→ **RECORD SET**:
:::::

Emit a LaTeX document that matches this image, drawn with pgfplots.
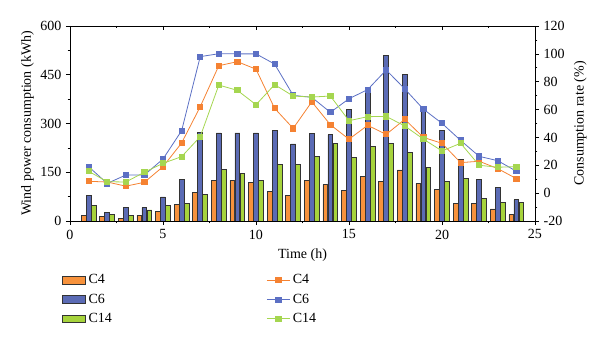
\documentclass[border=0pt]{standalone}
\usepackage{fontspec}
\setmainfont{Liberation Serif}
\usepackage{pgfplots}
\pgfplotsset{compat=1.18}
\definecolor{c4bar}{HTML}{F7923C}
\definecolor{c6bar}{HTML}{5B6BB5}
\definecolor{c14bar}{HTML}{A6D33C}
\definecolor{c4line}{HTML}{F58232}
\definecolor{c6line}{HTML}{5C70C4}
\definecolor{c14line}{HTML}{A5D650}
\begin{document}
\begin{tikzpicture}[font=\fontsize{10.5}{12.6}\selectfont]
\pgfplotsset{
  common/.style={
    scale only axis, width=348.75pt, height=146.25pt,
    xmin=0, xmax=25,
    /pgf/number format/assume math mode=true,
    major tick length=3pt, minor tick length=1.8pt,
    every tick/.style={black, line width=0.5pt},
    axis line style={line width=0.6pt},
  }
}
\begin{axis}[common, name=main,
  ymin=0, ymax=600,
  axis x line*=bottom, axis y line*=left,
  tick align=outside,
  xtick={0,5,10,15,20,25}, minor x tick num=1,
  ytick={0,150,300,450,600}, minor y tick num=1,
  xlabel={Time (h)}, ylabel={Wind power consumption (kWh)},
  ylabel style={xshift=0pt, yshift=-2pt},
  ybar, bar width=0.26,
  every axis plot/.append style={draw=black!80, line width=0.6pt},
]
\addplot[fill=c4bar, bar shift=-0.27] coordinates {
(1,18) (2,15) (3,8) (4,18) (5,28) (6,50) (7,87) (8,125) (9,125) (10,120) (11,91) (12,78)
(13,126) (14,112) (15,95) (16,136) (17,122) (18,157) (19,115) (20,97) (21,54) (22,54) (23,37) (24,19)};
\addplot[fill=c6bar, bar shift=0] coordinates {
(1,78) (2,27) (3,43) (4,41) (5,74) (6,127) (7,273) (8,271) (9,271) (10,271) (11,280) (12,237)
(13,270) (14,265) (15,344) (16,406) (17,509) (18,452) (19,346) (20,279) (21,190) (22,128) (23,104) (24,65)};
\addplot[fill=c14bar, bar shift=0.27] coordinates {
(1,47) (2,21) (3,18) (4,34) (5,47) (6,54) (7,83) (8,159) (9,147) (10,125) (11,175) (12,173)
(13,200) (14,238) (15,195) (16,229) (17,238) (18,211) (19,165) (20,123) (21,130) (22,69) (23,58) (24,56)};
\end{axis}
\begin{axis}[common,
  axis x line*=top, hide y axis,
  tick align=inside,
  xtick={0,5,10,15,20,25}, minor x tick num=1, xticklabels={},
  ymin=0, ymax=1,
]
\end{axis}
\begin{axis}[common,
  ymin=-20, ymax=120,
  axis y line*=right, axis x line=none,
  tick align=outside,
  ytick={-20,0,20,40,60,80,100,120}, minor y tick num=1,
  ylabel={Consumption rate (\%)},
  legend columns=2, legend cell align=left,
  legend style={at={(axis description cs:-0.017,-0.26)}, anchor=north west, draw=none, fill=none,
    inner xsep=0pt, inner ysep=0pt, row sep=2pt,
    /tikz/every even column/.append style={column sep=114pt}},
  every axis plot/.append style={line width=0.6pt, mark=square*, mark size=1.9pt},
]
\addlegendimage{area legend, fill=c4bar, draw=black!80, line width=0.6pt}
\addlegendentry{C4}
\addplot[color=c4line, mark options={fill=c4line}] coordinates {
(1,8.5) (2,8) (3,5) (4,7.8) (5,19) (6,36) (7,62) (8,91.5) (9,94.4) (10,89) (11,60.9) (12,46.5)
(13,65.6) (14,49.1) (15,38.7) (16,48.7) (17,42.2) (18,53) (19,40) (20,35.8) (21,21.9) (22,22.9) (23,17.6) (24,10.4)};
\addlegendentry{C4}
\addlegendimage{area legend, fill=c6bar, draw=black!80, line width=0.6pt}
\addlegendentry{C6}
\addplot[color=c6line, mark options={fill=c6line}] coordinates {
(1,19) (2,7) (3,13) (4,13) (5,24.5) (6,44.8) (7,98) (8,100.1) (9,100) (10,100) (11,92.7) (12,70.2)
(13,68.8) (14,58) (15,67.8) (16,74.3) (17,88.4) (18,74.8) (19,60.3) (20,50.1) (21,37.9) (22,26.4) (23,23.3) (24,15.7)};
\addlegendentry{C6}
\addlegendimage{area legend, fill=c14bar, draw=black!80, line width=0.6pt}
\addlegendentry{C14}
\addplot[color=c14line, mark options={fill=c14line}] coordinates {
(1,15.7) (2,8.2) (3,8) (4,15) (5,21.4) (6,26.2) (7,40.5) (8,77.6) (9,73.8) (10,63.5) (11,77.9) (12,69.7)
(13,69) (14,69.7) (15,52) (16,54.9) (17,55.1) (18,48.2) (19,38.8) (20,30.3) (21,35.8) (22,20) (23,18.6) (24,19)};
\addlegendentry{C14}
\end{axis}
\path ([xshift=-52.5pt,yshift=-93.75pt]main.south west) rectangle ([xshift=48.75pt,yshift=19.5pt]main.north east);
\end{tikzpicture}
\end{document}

:::::

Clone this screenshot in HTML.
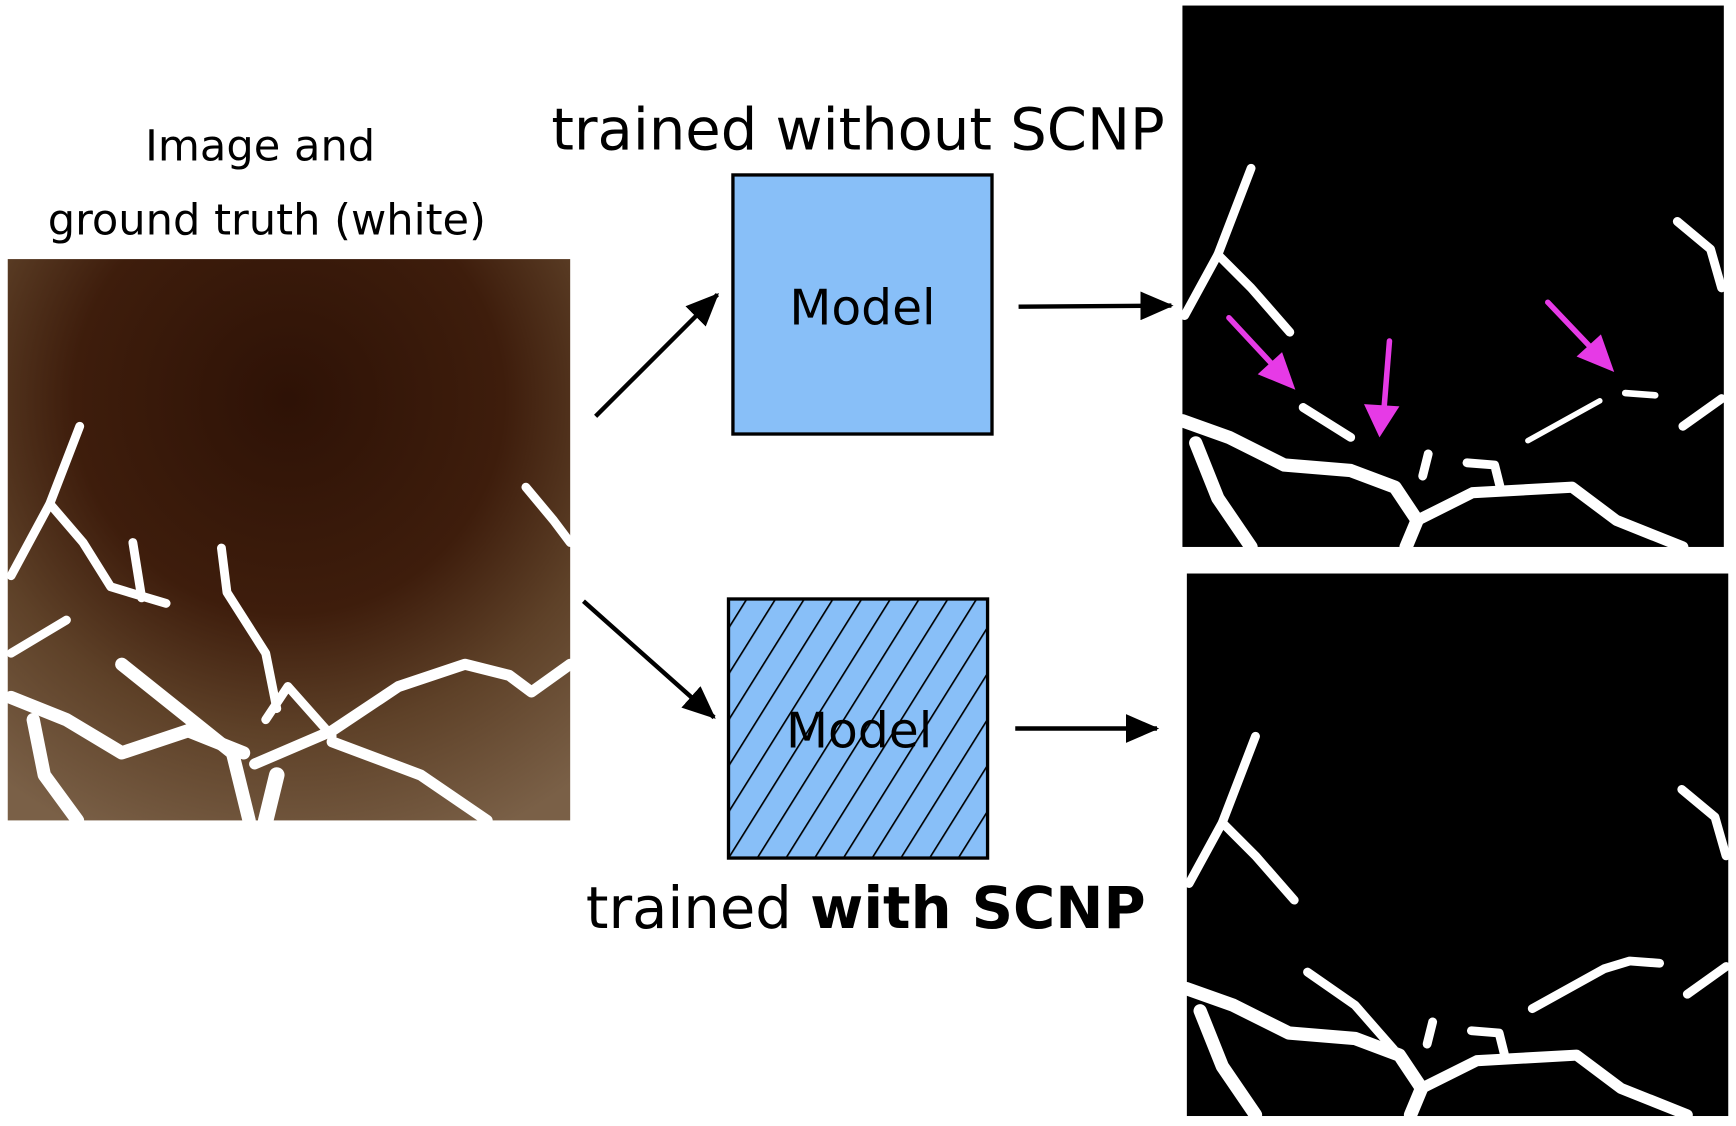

:::::

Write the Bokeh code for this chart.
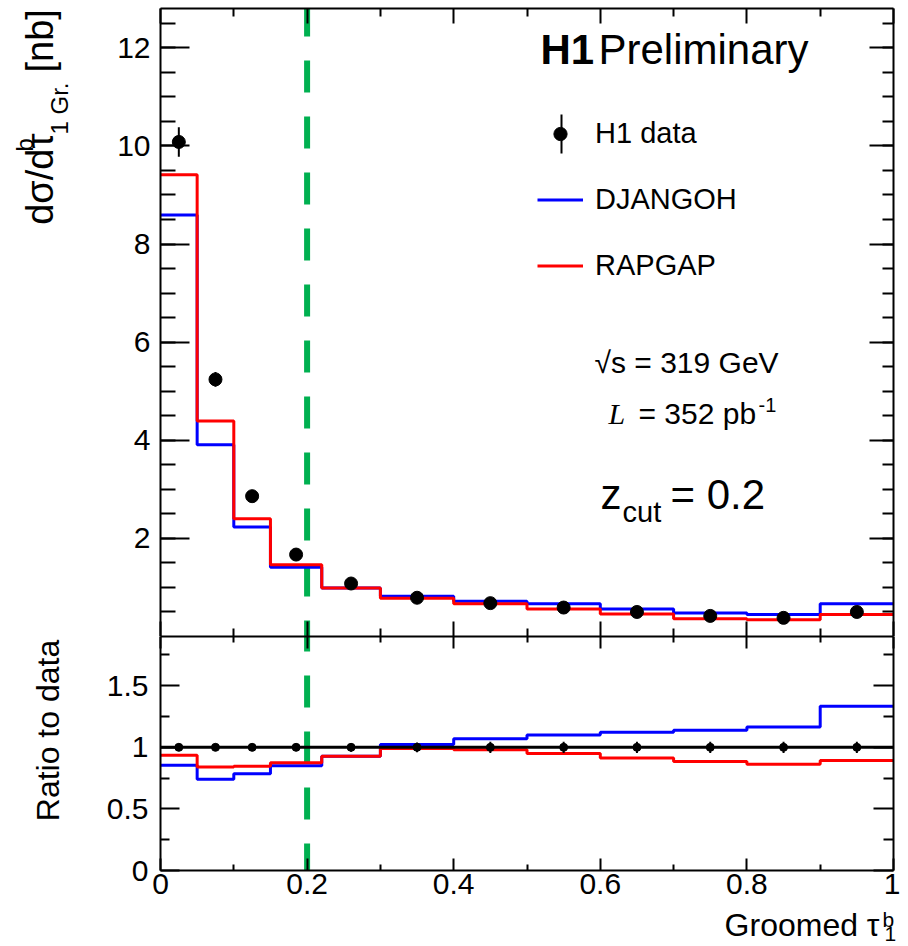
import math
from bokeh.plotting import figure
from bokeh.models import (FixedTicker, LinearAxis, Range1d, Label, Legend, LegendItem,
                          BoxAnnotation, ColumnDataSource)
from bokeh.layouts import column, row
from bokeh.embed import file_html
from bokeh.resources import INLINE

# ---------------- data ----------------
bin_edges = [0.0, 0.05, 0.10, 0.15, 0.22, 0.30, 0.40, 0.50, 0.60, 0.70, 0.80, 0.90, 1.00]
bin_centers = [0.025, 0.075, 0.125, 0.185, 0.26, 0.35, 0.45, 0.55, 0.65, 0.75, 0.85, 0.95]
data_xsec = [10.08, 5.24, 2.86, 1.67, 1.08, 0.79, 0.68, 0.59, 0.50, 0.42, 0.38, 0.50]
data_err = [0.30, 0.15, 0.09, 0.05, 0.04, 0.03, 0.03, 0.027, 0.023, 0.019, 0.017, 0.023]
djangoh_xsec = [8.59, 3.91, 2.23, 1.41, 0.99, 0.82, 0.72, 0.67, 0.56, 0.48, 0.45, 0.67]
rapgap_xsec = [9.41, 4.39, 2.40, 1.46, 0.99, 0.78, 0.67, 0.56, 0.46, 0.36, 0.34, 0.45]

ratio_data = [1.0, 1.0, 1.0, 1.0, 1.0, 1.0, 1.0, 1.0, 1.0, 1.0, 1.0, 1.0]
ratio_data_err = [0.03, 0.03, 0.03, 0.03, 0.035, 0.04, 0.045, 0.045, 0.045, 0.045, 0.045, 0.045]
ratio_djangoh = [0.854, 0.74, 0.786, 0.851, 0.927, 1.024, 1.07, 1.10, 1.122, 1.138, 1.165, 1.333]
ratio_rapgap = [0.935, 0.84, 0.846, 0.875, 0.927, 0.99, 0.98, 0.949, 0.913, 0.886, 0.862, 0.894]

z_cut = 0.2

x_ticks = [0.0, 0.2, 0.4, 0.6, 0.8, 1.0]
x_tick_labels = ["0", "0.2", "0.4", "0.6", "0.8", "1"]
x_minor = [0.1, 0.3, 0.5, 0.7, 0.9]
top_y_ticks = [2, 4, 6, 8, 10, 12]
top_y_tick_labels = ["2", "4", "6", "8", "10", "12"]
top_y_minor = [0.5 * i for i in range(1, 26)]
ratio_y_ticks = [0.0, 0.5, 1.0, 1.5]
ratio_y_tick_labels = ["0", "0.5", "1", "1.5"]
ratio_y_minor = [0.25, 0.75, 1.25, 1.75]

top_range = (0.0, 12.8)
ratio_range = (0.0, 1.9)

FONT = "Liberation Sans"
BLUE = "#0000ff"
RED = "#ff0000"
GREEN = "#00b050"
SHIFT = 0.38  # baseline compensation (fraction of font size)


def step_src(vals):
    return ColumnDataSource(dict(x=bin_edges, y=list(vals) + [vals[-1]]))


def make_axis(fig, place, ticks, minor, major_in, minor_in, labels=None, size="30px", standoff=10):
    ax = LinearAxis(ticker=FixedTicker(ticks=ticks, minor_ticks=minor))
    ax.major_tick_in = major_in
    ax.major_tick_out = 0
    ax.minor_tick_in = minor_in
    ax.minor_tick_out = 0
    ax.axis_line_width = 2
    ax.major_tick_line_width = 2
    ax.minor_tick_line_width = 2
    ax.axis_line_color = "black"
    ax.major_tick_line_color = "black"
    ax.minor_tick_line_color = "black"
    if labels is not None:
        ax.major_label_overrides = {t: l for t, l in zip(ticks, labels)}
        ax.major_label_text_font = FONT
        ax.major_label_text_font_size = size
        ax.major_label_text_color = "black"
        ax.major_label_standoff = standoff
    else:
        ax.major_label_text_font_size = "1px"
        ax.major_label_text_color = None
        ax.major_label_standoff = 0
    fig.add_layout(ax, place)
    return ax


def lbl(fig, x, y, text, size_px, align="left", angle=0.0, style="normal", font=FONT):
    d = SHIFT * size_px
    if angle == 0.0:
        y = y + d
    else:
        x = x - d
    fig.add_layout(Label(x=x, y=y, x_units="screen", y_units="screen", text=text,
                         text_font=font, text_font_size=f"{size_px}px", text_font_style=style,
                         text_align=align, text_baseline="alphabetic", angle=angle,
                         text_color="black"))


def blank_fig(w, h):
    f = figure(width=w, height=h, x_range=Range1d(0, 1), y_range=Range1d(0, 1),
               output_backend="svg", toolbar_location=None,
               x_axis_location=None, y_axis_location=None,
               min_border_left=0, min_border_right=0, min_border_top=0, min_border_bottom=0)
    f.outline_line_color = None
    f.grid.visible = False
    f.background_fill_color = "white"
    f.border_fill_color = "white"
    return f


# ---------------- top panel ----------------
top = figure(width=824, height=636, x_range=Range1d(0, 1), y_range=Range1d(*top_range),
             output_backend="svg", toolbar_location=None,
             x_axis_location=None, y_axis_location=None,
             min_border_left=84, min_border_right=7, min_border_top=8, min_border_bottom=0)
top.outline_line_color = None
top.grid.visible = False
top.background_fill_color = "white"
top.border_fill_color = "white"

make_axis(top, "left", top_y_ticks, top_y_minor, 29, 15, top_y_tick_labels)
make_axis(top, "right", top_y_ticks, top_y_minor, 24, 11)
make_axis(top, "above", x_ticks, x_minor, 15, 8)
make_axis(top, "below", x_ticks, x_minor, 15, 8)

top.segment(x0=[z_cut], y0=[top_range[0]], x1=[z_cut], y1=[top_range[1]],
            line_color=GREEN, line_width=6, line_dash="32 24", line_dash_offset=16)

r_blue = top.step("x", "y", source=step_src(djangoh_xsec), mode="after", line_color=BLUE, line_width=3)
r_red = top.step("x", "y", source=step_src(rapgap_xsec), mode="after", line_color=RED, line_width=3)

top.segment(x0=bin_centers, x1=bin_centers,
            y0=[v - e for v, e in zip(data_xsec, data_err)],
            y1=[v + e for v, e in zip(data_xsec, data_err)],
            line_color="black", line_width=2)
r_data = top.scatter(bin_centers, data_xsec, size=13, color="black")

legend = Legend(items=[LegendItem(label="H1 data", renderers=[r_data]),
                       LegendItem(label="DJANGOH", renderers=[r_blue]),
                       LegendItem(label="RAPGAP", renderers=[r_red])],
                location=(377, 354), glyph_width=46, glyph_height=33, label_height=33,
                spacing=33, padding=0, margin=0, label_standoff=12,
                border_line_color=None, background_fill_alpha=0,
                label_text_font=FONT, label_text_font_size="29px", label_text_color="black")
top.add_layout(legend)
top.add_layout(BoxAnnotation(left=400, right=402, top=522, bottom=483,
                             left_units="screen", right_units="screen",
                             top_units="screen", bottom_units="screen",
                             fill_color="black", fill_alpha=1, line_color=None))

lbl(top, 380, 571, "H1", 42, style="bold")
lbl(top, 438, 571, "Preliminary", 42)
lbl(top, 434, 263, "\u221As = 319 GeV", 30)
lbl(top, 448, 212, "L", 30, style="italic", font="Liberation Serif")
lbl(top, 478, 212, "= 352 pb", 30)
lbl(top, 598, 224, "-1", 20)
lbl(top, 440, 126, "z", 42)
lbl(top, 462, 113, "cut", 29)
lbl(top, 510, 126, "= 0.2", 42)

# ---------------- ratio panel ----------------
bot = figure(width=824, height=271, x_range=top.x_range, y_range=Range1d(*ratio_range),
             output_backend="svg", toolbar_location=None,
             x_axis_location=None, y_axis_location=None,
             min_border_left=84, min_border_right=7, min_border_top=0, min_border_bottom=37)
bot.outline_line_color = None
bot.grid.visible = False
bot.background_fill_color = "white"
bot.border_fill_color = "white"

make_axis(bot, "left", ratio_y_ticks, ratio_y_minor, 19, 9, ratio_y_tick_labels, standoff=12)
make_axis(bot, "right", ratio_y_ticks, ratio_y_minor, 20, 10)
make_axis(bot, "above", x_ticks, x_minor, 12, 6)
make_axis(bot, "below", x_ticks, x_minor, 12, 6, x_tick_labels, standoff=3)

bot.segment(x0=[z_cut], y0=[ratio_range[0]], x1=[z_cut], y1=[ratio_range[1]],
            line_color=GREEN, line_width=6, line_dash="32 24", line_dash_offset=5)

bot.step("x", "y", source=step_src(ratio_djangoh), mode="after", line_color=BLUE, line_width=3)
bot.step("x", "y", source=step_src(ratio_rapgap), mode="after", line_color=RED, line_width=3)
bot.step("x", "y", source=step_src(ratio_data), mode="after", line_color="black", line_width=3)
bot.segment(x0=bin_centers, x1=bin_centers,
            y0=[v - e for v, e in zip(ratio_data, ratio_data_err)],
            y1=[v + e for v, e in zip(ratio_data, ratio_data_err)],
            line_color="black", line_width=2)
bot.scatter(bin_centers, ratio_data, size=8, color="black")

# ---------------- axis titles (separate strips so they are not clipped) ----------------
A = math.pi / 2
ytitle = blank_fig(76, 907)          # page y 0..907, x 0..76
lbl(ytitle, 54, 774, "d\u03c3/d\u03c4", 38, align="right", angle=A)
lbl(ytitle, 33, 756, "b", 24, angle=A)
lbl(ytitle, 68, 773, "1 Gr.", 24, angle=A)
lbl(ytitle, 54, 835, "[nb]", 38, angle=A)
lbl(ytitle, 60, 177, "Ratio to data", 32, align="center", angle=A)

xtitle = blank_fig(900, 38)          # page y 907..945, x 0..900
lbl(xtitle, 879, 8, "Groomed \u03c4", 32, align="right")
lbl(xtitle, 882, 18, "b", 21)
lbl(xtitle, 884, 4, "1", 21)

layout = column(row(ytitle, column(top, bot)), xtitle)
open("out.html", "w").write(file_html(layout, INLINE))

:::::

→ **INSTRUCTIONS TO FOLLOW**:
In the entries above, find the line that contains "Write the Bokeh code for this chart." and the line that contains "return ColumnDataSource(dict(x=bin_edges, y=list(vals)". Reproduce exactly those two lines and every line between them, but not the pictures.

→ **SOLUTION FOR THIS PROBLEM**:
Write the Bokeh code for this chart.
import math
from bokeh.plotting import figure
from bokeh.models import (FixedTicker, LinearAxis, Range1d, Label, Legend, LegendItem,
                          BoxAnnotation, ColumnDataSource)
from bokeh.layouts import column, row
from bokeh.embed import file_html
from bokeh.resources import INLINE

# ---------------- data ----------------
bin_edges = [0.0, 0.05, 0.10, 0.15, 0.22, 0.30, 0.40, 0.50, 0.60, 0.70, 0.80, 0.90, 1.00]
bin_centers = [0.025, 0.075, 0.125, 0.185, 0.26, 0.35, 0.45, 0.55, 0.65, 0.75, 0.85, 0.95]
data_xsec = [10.08, 5.24, 2.86, 1.67, 1.08, 0.79, 0.68, 0.59, 0.50, 0.42, 0.38, 0.50]
data_err = [0.30, 0.15, 0.09, 0.05, 0.04, 0.03, 0.03, 0.027, 0.023, 0.019, 0.017, 0.023]
djangoh_xsec = [8.59, 3.91, 2.23, 1.41, 0.99, 0.82, 0.72, 0.67, 0.56, 0.48, 0.45, 0.67]
rapgap_xsec = [9.41, 4.39, 2.40, 1.46, 0.99, 0.78, 0.67, 0.56, 0.46, 0.36, 0.34, 0.45]

ratio_data = [1.0, 1.0, 1.0, 1.0, 1.0, 1.0, 1.0, 1.0, 1.0, 1.0, 1.0, 1.0]
ratio_data_err = [0.03, 0.03, 0.03, 0.03, 0.035, 0.04, 0.045, 0.045, 0.045, 0.045, 0.045, 0.045]
ratio_djangoh = [0.854, 0.74, 0.786, 0.851, 0.927, 1.024, 1.07, 1.10, 1.122, 1.138, 1.165, 1.333]
ratio_rapgap = [0.935, 0.84, 0.846, 0.875, 0.927, 0.99, 0.98, 0.949, 0.913, 0.886, 0.862, 0.894]

z_cut = 0.2

x_ticks = [0.0, 0.2, 0.4, 0.6, 0.8, 1.0]
x_tick_labels = ["0", "0.2", "0.4", "0.6", "0.8", "1"]
x_minor = [0.1, 0.3, 0.5, 0.7, 0.9]
top_y_ticks = [2, 4, 6, 8, 10, 12]
top_y_tick_labels = ["2", "4", "6", "8", "10", "12"]
top_y_minor = [0.5 * i for i in range(1, 26)]
ratio_y_ticks = [0.0, 0.5, 1.0, 1.5]
ratio_y_tick_labels = ["0", "0.5", "1", "1.5"]
ratio_y_minor = [0.25, 0.75, 1.25, 1.75]

top_range = (0.0, 12.8)
ratio_range = (0.0, 1.9)

FONT = "Liberation Sans"
BLUE = "#0000ff"
RED = "#ff0000"
GREEN = "#00b050"
SHIFT = 0.38  # baseline compensation (fraction of font size)


def step_src(vals):
    return ColumnDataSource(dict(x=bin_edges, y=list(vals) + [vals[-1]]))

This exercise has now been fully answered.